The supreme court, in deciding whether the will's language created a latent ambiguity stated:

"It is readily apparent that the devise, 'to my children, Zella Lee Rath and Thelma Louise Yoeman,' falls within the rule that where legatees are named as individuals and also described as a class, and there is nothing more to show the testator's intention, the gift by name constitutes a gift to individuals, to which the class description is added by way of identification. [Citations.] Moreover, the natural meaning of the words 'my children' in the phrase is to identify the legatees and their relationship to the testator. The words are in no way inconsistent with the two names which follow. Since the named individuals are both children of the testator, they are accurately described, and the existence of two other children by a former marriage does not impair the accuracy of that description, nor render it ambiguous." Young, 19 Ill. 2d at 504-05, 167 N.E.2d at 193.

The court found the clause giving the decedent's property to named individuals had the effect of falling under "the rule that ordinarily a will purporting to devise and bequeath all property of a testator to a named beneficiary is equivalent to the expression of an intention to disinherit all other persons." Young, 19 Ill. 2d at 505, 167 N.E.2d at 193. Further, had the decedent inserted language indicating his intention to include his sons in the will, the court noted it would have reason to not apply the rule. "The fact that the testator had additional children cannot of itself bar our giving effect to his expressed intention to devise the property to the named children." Young, 19 Ill. 2d at 505-06, 167 N.E.2d at 193. Thus, the supreme court found no latent ambiguity from the fact the testator had other children in existence. Young, 19 Ill. 2d at 506, 167 N.E.2d at 193.

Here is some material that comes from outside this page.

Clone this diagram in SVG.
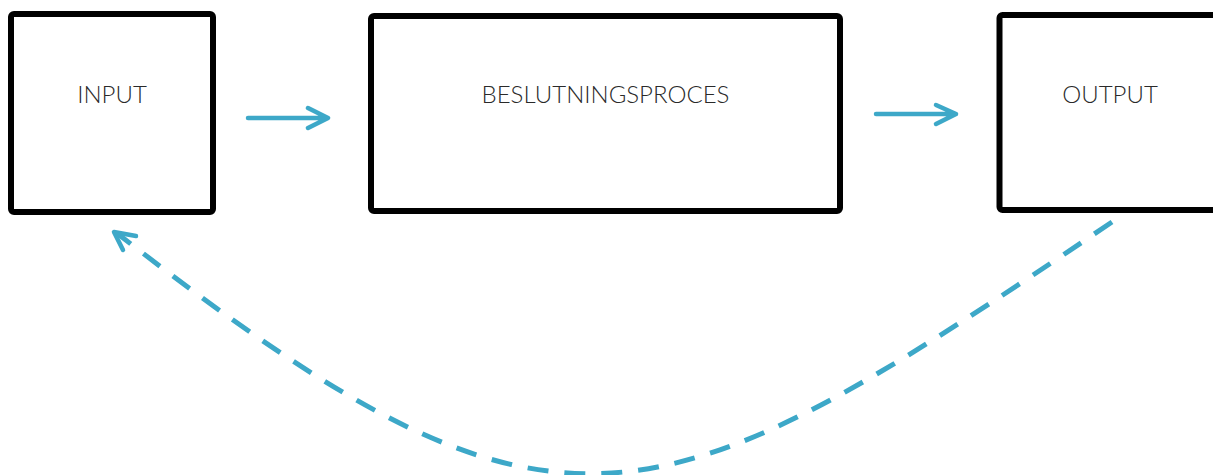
<svg xmlns="http://www.w3.org/2000/svg" width="1213" height="475" viewBox="0 0 1213 475">
<style>
.box{fill:#fff;stroke:#000;stroke-width:6}
.lbl{font-family:Lato,"Open Sans","Liberation Sans",sans-serif;font-weight:300;font-size:24px;fill:#2a2a2a;text-anchor:middle}
.arr{fill:none;stroke:#3DA8C8;stroke-width:4.5;stroke-linecap:round;stroke-linejoin:round}
.dash{fill:none;stroke:#3DA8C8;stroke-width:5;stroke-dasharray:21 16}
</style>
<rect width="1213" height="475" fill="#fff"/>
<g id="input">
<rect class="box" x="11" y="14" width="202" height="198" rx="3"/>
<text class="lbl" x="112" y="103">INPUT</text>
</g>
<g id="beslutningsproces">
<rect class="box" x="371" y="16" width="469" height="195" rx="3"/>
<text class="lbl" x="605.5" y="103">BESLUTNINGSPROCES</text>
</g>
<g id="output">
<rect class="box" x="999.5" y="15" width="240" height="195" rx="3"/>
<text class="lbl" x="1110" y="103">OUTPUT</text>
</g>
<g id="connectors">
<path class="arr" d="M248 118 H327 M308 108 L328 118 L308 128"/>
<path class="arr" d="M876 114 H956 M936 105 L956 114 L936 124"/>
<path class="dash" d="M1112 222 C650 534 558 576 118 234"/>
<path class="arr" d="M123 250 L114 232 L136 236"/>
</g>
</svg>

In the present case, the fact that Chuck had other children in existence, namely Lori and Todd, does not create a latent ambiguity. The will's language in article II specifically indicates Alicia and Julie were Chuck's children. Further references to "children" in later clauses describe the identities set forth by Chuck in article II. The entire will, comparing the parts and provisions and reading them in light of each other, leads to the conclusion that Chuck's intent in articles II and III was to devise his property to his children, Alicia and Julie. It is a basic principle that courts have a duty to construe wills as they find them rather than change or rewrite them. In re Estate of Laas, 134 Ill. App. 3d 504, 509, 480 N.E.2d 1183, 1187 (1985). With this in mind and based on a reading of the four corners of Chuck's will, we find the language is clear and unambiguous. Thus, the trial court's order that only Alicia and Julie take under the will was proper.

III. CONCLUSION

For the reasons stated, we affirm in part, reverse in part, and remand the trial court's judgment with directions.

Affirmed in part and reversed in part; cause remanded with directions.

MYERSCOUGH and APPLETON, JJ., concur.